Una inchiesta a firma Il Secolo XIX-La Stampa prova a smascherare altre (presunte) lacune che Autostrade per l’Italia ha lasciato nell’intera gestione delle manutenzioni e dei controlli sui migliaia di chilometri di autostrade sotto la loro diretta amministrazione. Secondo quanto riportato dal dossier Anac – citato in larga parte dall’inchiesta giornalistica di Indice e Salvaggiulo – «i presunti investimenti in prevenzione dopo l’incasso dei pedaggi potrebbero essere virtuali, maggiori sulla carta che nei fatti». Alcuni concessionari pare che abbiano in qualche modo “mascherato” il monopolio sulle manutenzioni e i controlli di migliaia di chilometri d’autostrade «talvolta senza rispettare la soglia minima di appalti da assegnare all’esterno». In aggiunta, le poco chiare e trasparenti comunicazioni al Ministero dei Trasporti spesso hanno «sottostimato» per miliardi i lavori affidati ad altre controllate: questo emerge dal dossier Anac che vede nella gestione Aspi ben più di qualcosa che “non va”. Dopo il crollo del Ponte Morandi lo scorso 14 agosto 2018, con le varie inchieste scattate per accertare i motivi e le possibili inefficienze nella gestione la famiglia Benetton e in generale i vertici di Autostrade per l’Italia sono finiti nel “mirino”: da qui nasce il dossier dell’Associazione Nazionale Anti Corruzione che però contiene elementi passibili, se confermati, di ulteriori indagini e inchieste specifiche.

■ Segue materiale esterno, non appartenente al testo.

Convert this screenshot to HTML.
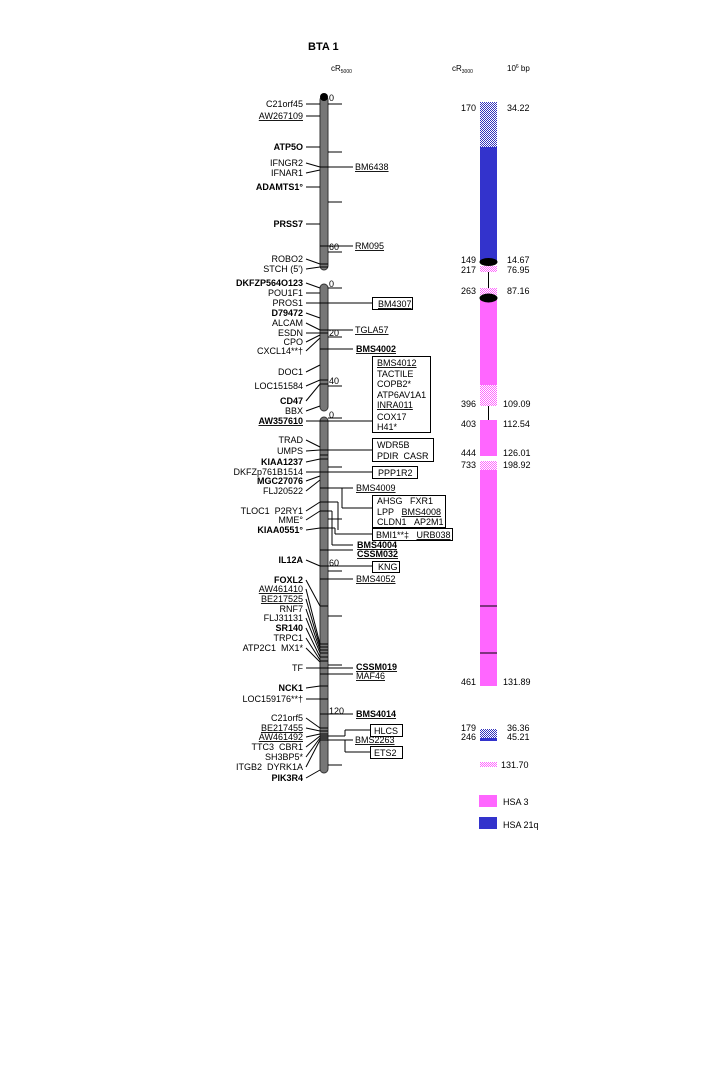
<!DOCTYPE html>
<html><head><meta charset="utf-8"><style>
body{margin:0;background:#fff}
svg text{font-family:"Liberation Sans",Arial,sans-serif;font-size:9px;fill:#000}
.b{font-weight:bold}
.r{text-anchor:end}
</style></head><body>
<svg width="720" height="1080" viewBox="0 0 720 1080" xmlns="http://www.w3.org/2000/svg">
<defs>
<pattern id="hb" width="2" height="2" patternUnits="userSpaceOnUse"><rect width="2" height="2" fill="#fff"/><rect width="1" height="1" fill="#3333bb"/><rect x="1" y="1" width="1" height="1" fill="#3333bb"/></pattern>
<pattern id="hp" width="2" height="2" patternUnits="userSpaceOnUse"><rect width="2" height="2" fill="#fff"/><rect width="1" height="1" fill="#ff66ff"/><rect x="1" y="1" width="1" height="1" fill="#ff66ff"/></pattern>
</defs>
<text x="308" y="50" class="b" style="font-size:11px">BTA 1</text>
<text x="331" y="71" style="font-size:8px">cR<tspan style="font-size:5px" dy="2">5000</tspan></text>
<text x="452" y="71" style="font-size:8px">cR<tspan style="font-size:5px" dy="2">3000</tspan></text>
<text x="507" y="71" style="font-size:8px">10<tspan style="font-size:5px" dy="-3">6</tspan><tspan dy="3"> bp</tspan></text>

<g fill="#777" stroke="#333" stroke-width="1">
<rect x="320" y="96" width="8" height="174" rx="4"/>
<rect x="320" y="284" width="8" height="127" rx="4"/>
<rect x="320" y="417" width="8" height="356" rx="4"/>
</g>
<circle cx="324" cy="97" r="4" fill="#000"/>

<g stroke="#000" stroke-width="1">
<line x1="328" y1="104" x2="342" y2="104"/><line x1="328" y1="152" x2="342" y2="152"/><line x1="328" y1="202" x2="342" y2="202"/>
<line x1="320" y1="167" x2="353" y2="167"/><line x1="320" y1="246" x2="353" y2="246"/><line x1="328" y1="252" x2="342" y2="252"/>
<line x1="320" y1="264" x2="328" y2="264"/><line x1="320" y1="267" x2="328" y2="267"/>
<line x1="328" y1="288" x2="342" y2="288"/><line x1="320" y1="303" x2="372" y2="303"/>
<line x1="320" y1="330" x2="353" y2="330"/><line x1="320" y1="333" x2="328" y2="333"/><line x1="328" y1="337" x2="342" y2="337"/>
<line x1="320" y1="349" x2="353" y2="349"/><line x1="328" y1="386" x2="342" y2="386"/>
<line x1="320" y1="380" x2="328" y2="380"/><line x1="320" y1="384" x2="328" y2="384"/>
<line x1="320" y1="421" x2="372" y2="421"/><line x1="328" y1="418" x2="342" y2="418"/>
<line x1="320" y1="450" x2="372" y2="450"/><line x1="320" y1="455" x2="328" y2="455"/><line x1="320" y1="459" x2="328" y2="459"/>
<line x1="328" y1="467" x2="342" y2="467"/><line x1="320" y1="472" x2="372" y2="472"/>
<line x1="320" y1="488" x2="353" y2="488"/>
<line x1="342" y1="488" x2="342" y2="508"/><line x1="342" y1="508" x2="372" y2="508"/>
<line x1="320" y1="502" x2="338" y2="502"/><line x1="338" y1="502" x2="338" y2="530"/>
<line x1="328" y1="519" x2="342" y2="519"/>
<line x1="320" y1="528" x2="335" y2="528"/><line x1="335" y1="528" x2="335" y2="534"/><line x1="335" y1="534" x2="372" y2="534"/>
<line x1="320" y1="511" x2="332" y2="511"/><line x1="332" y1="511" x2="332" y2="545"/><line x1="332" y1="545" x2="353" y2="545"/>
<line x1="320" y1="550" x2="353" y2="550"/>
<line x1="320" y1="566" x2="372" y2="566"/><line x1="328" y1="571" x2="342" y2="571"/>
<line x1="320" y1="579" x2="353" y2="579"/>
<line x1="320" y1="606" x2="328" y2="606"/><line x1="328" y1="616" x2="342" y2="616"/>
<line x1="320" y1="644" x2="328" y2="644"/><line x1="320" y1="647" x2="328" y2="647"/><line x1="320" y1="650" x2="328" y2="650"/><line x1="320" y1="653" x2="328" y2="653"/><line x1="320" y1="657" x2="328" y2="657"/><line x1="320" y1="661" x2="328" y2="661"/>
<line x1="328" y1="665" x2="342" y2="665"/><line x1="320" y1="668" x2="353" y2="668"/><line x1="320" y1="674" x2="353" y2="674"/>
<line x1="320" y1="686" x2="328" y2="686"/><line x1="320" y1="699" x2="328" y2="699"/>
<line x1="320" y1="714" x2="353" y2="714"/>
<line x1="320" y1="728" x2="328" y2="728"/><line x1="320" y1="731" x2="328" y2="731"/><line x1="320" y1="734" x2="328" y2="734"/><line x1="320" y1="738" x2="328" y2="738"/>
<line x1="320" y1="736" x2="345" y2="736"/><line x1="345" y1="736" x2="345" y2="730"/><line x1="345" y1="730" x2="370" y2="730"/>
<line x1="320" y1="740" x2="353" y2="740"/>
<line x1="345" y1="740" x2="345" y2="752"/><line x1="345" y1="752" x2="370" y2="752"/>
<line x1="328" y1="765" x2="342" y2="765"/>
<line x1="306" y1="104" x2="320" y2="104"/><line x1="306" y1="116" x2="320" y2="116"/>
<line x1="306" y1="147" x2="320" y2="147"/><line x1="306" y1="163" x2="320" y2="167"/><line x1="306" y1="173" x2="320" y2="170"/>
<line x1="306" y1="187" x2="320" y2="187"/><line x1="306" y1="224" x2="320" y2="224"/>
<line x1="306" y1="259" x2="320" y2="264"/><line x1="306" y1="269" x2="320" y2="267"/>
<line x1="306" y1="283" x2="320" y2="288"/><line x1="306" y1="293" x2="320" y2="293"/><line x1="306" y1="303" x2="320" y2="303"/>
<line x1="306" y1="313" x2="320" y2="318"/><line x1="306" y1="323" x2="320" y2="330"/><line x1="306" y1="333" x2="320" y2="333"/>
<line x1="306" y1="342" x2="320" y2="335"/><line x1="306" y1="351" x2="320" y2="338"/>
<line x1="306" y1="372" x2="320" y2="365"/><line x1="306" y1="386" x2="320" y2="380"/>
<line x1="306" y1="401" x2="320" y2="384"/><line x1="306" y1="411" x2="320" y2="406"/><line x1="306" y1="421" x2="320" y2="421"/>
<line x1="306" y1="440" x2="320" y2="447"/><line x1="306" y1="451" x2="320" y2="450"/><line x1="306" y1="462" x2="320" y2="459"/>
<line x1="306" y1="472" x2="320" y2="472"/><line x1="306" y1="481" x2="320" y2="476"/><line x1="306" y1="491" x2="320" y2="480"/>
<line x1="306" y1="511" x2="320" y2="502"/><line x1="306" y1="520" x2="320" y2="511"/><line x1="306" y1="530" x2="320" y2="528"/>
<line x1="306" y1="560" x2="320" y2="566"/>
<line x1="306" y1="580" x2="320" y2="606"/><line x1="306" y1="589" x2="320" y2="644"/><line x1="306" y1="599" x2="320" y2="647"/>
<line x1="306" y1="609" x2="320" y2="650"/><line x1="306" y1="618" x2="320" y2="653"/><line x1="306" y1="628" x2="320" y2="657"/>
<line x1="306" y1="638" x2="320" y2="660"/><line x1="306" y1="648" x2="320" y2="662"/>
<line x1="306" y1="668" x2="320" y2="668"/><line x1="306" y1="688" x2="320" y2="686"/><line x1="306" y1="699" x2="320" y2="699"/>
<line x1="306" y1="718" x2="320" y2="728"/><line x1="306" y1="728" x2="320" y2="731"/><line x1="306" y1="737" x2="320" y2="734"/>
<line x1="306" y1="747" x2="320" y2="736"/><line x1="306" y1="757" x2="320" y2="738"/><line x1="306" y1="767" x2="320" y2="740"/>
<line x1="306" y1="778" x2="320" y2="770"/>
</g>

<g>
<text x="303" y="107" class="r">C21orf45</text>
<text x="303" y="119" class="r" text-decoration="underline">AW267109</text>
<text x="303" y="150" class="r b">ATP5O</text>
<text x="303" y="166" class="r">IFNGR2</text>
<text x="303" y="176" class="r">IFNAR1</text>
<text x="303" y="190" class="r b">ADAMTS1°</text>
<text x="303" y="227" class="r b">PRSS7</text>
<text x="303" y="262" class="r">ROBO2</text>
<text x="303" y="272" class="r">STCH (5')</text>
<text x="303" y="286" class="r b">DKFZP564O123</text>
<text x="303" y="296" class="r">POU1F1</text>
<text x="303" y="306" class="r">PROS1</text>
<text x="303" y="316" class="r b">D79472</text>
<text x="303" y="326" class="r">ALCAM</text>
<text x="303" y="336" class="r">ESDN</text>
<text x="303" y="345" class="r">CPO</text>
<text x="303" y="354" class="r">CXCL14**†</text>
<text x="303" y="375" class="r">DOC1</text>
<text x="303" y="389" class="r">LOC151584</text>
<text x="303" y="404" class="r b">CD47</text>
<text x="303" y="414" class="r">BBX</text>
<text x="303" y="424" class="r b" text-decoration="underline">AW357610</text>
<text x="303" y="443" class="r">TRAD</text>
<text x="303" y="454" class="r">UMPS</text>
<text x="303" y="465" class="r b">KIAA1237</text>
<text x="303" y="475" class="r">DKFZp761B1514</text>
<text x="303" y="484" class="r b">MGC27076</text>
<text x="303" y="494" class="r">FLJ20522</text>
<text x="303" y="514" class="r">TLOC1&#160;&#160;P2RY1</text>
<text x="303" y="523" class="r">MME°</text>
<text x="303" y="533" class="r b">KIAA0551°</text>
<text x="303" y="563" class="r b">IL12A</text>
<text x="303" y="583" class="r b">FOXL2</text>
<text x="303" y="592" class="r" text-decoration="underline">AW461410</text>
<text x="303" y="602" class="r" text-decoration="underline">BE217525</text>
<text x="303" y="612" class="r">RNF7</text>
<text x="303" y="621" class="r">FLJ31131</text>
<text x="303" y="631" class="r b">SR140</text>
<text x="303" y="641" class="r">TRPC1</text>
<text x="303" y="651" class="r">ATP2C1&#160;&#160;MX1*</text>
<text x="303" y="671" class="r">TF</text>
<text x="303" y="691" class="r b">NCK1</text>
<text x="303" y="702" class="r">LOC159176**†</text>
<text x="303" y="721" class="r">C21orf5</text>
<text x="303" y="731" class="r" text-decoration="underline">BE217455</text>
<text x="303" y="740" class="r" text-decoration="underline">AW461492</text>
<text x="303" y="750" class="r">TTC3&#160;&#160;CBR1</text>
<text x="303" y="760" class="r">SH3BP5*</text>
<text x="303" y="770" class="r">ITGB2&#160;&#160;DYRK1A</text>
<text x="303" y="781" class="r b">PIK3R4</text>
</g>

<text x="329" y="101">0</text><text x="329" y="250">60</text>
<text x="329" y="287">0</text><text x="329" y="336">20</text><text x="329" y="384">40</text>
<text x="329" y="418">0</text><text x="329" y="566">60</text><text x="329" y="714">120</text>

<g text-decoration="underline">
<text x="355" y="170">BM6438</text>
<text x="355" y="249">RM095</text>
<text x="355" y="333">TGLA57</text>
<text x="356" y="352" class="b">BMS4002</text>
<text x="356" y="491">BMS4009</text>
<text x="357" y="548" class="b">BMS4004</text>
<text x="357" y="557" class="b">CSSM032</text>
<text x="356" y="582">BMS4052</text>
<text x="356" y="670" class="b">CSSM019</text>
<text x="356" y="679">MAF46</text>
<text x="356" y="717" class="b">BMS4014</text>
<text x="355" y="743">BMS2263</text>
</g>
<g fill="#fff" stroke="#000" stroke-width="1">
<rect x="372.5" y="297.5" width="40" height="12"/>
<rect x="372.5" y="356.5" width="58" height="76"/>
<rect x="372.5" y="438.5" width="61" height="23"/>
<rect x="372.5" y="466.5" width="45" height="12"/>
<rect x="372.5" y="495.5" width="73" height="32"/>
<rect x="372.5" y="528.5" width="80" height="12"/>
<rect x="372.5" y="561.5" width="27" height="11"/>
<rect x="370.5" y="724.5" width="32" height="12"/>
<rect x="370.5" y="746.5" width="32" height="12"/>
</g>
<text x="378" y="307" text-decoration="underline">BM4307</text>
<text x="377" y="366" text-decoration="underline">BMS4012</text>
<text x="377" y="377">TACTILE</text>
<text x="377" y="387">COPB2*</text>
<text x="377" y="398">ATP6AV1A1</text>
<text x="377" y="408" text-decoration="underline">INRA011</text>
<text x="377" y="420">COX17</text>
<text x="377" y="430">H41*</text>
<text x="377" y="448">WDR5B</text>
<text x="377" y="459">PDIR&#160;&#160;CASR</text>
<text x="378" y="476">PPP1R2</text>
<text x="377" y="504">AHSG&#160;&#160;&#160;FXR1</text>
<text x="377" y="515">LPP&#160;&#160;&#160;<tspan text-decoration="underline">BMS4008</tspan></text>
<text x="377" y="525">CLDN1&#160;&#160;&#160;AP2M1</text>
<text x="376" y="538">BMI1**‡&#160;&#160;&#160;<tspan text-decoration="underline">URB038</tspan></text>
<text x="378" y="570">KNG</text>
<text x="374" y="734">HLCS</text>
<text x="374" y="756">ETS2</text>

<rect x="480" y="102" width="17" height="45" fill="url(#hb)"/>
<rect x="480" y="147" width="17" height="114" fill="#3333cc"/>
<ellipse cx="488.5" cy="262" rx="9" ry="4" fill="#000"/>
<rect x="480" y="266" width="17" height="6" fill="url(#hp)"/>
<line x1="488.5" y1="272" x2="488.5" y2="288" stroke="#000"/>
<rect x="480" y="288" width="17" height="7" fill="url(#hp)"/>
<rect x="480" y="299" width="17" height="86" fill="#ff66ff"/>
<ellipse cx="488.5" cy="298" rx="9" ry="4.5" fill="#000"/>
<rect x="480" y="385" width="17" height="21" fill="url(#hp)"/>
<line x1="488.5" y1="406" x2="488.5" y2="420" stroke="#000"/>
<rect x="480" y="420" width="17" height="36" fill="#ff66ff"/>
<rect x="480" y="461" width="17" height="9" fill="url(#hp)"/>
<rect x="480" y="470" width="17" height="216" fill="#ff66ff"/>
<line x1="480" y1="606" x2="497" y2="606" stroke="#000"/>
<line x1="480" y1="653" x2="497" y2="653" stroke="#000"/>
<rect x="480" y="729" width="17" height="9" fill="url(#hb)"/>
<rect x="480" y="738" width="17" height="3" fill="#3333cc"/>
<rect x="480" y="762" width="17" height="5" fill="url(#hp)"/>
<rect x="479" y="795" width="18" height="12" fill="#ff66ff"/>
<rect x="479" y="817" width="18" height="12" fill="#3333cc"/>

<g>
<text x="476" y="111" class="r">170</text>
<text x="476" y="263" class="r">149</text>
<text x="476" y="273" class="r">217</text>
<text x="476" y="294" class="r">263</text>
<text x="476" y="407" class="r">396</text>
<text x="476" y="427" class="r">403</text>
<text x="476" y="456" class="r">444</text>
<text x="476" y="468" class="r">733</text>
<text x="476" y="685" class="r">461</text>
<text x="476" y="731" class="r">179</text>
<text x="476" y="740" class="r">246</text>
</g>
<text x="507" y="111">34.22</text>
<text x="507" y="263">14.67</text>
<text x="507" y="273">76.95</text>
<text x="507" y="294">87.16</text>
<text x="503" y="407">109.09</text>
<text x="503" y="427">112.54</text>
<text x="503" y="456">126.01</text>
<text x="503" y="468">198.92</text>
<text x="503" y="685">131.89</text>
<text x="507" y="731">36.36</text>
<text x="507" y="740">45.21</text>
<text x="501" y="768">131.70</text>
<text x="503" y="805">HSA 3</text>
<text x="503" y="828">HSA 21q</text>
</svg>
</body></html>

IL POSSIBILE NUOVO SCANDALO

Sempre, in qualsiasi campo, se controllore e controllato coincidono i rischi sono dietro l’angolo: l’aggiornamento-svolta emerso di recente proviene dagli accertamenti sul disastro del Ponte Morandi. Ebbene, dalle carte paiono «truccate proprio in materia di manutenzioni e successivi monitoraggi», riporta l’inchiesta della Stampa. Secondo la Procura di Genova i vari report sullo stato del viadotto Morandi sarebbero stati “ammorbiditi” prima della tragedia e in alcuni casi addirittura segnati come svolti dei controlli mai avvenuti. L’Anac – che ha consegnato il proprio dossier al Governo e al Mit – ha ravvisato come ogni monitoraggio, manutenzione e controllo sullo status di ponti e autostrade erano in teoria esternalizzate, il problema è che erano tutte aziende della “galassia” Aspi (su tutte, Pavimental e Spea Engineering). Stando a testimoni citati dai giornalisti del Secolo XIX e della Stampa, «un dirigente Aspi ordinava ai tecnici Spea di edulcorare le relazioni, ritenendoli semplicemente dei sottoposti». Poi però è arrivato il crollo del ponte sul Polcevera e tutto ora emerge a presunta verità: la legge dello stato prevede che venga esternalizzato il 60% dei contratti per manutenzioni e controlli, ma secondo l’Autorità diretta da Raffaele Cantone nei consuntivi tra il 2008 e il 2016 emerge «uno scostamento abnorme tra valutazioni e percentuali dei due fronti». Nel dossier si dice esplicitamente come i concessionari di Aspi avrebbero violato per diversi miliardi la legge che obbliga ad assegnare una parte consistente degli appalti all’esterno della propria gestione. Ora la parola passa al Governo – che dovrà prendere eventuali provvedimenti – e soprattutto alla Procura di Genova che già negli scorsi giorni ha indagato alcuni dirigenti di Aspi e Spea per i report sui viadotti “edulcorati” (l’inchiesta bis del Ponte Morandi che riguarda il “Paolillo” in Puglia, il “Pecetti” e il “Sei Luci” a Genova, il “Moro” in A14 e il “Gargassa” in A26).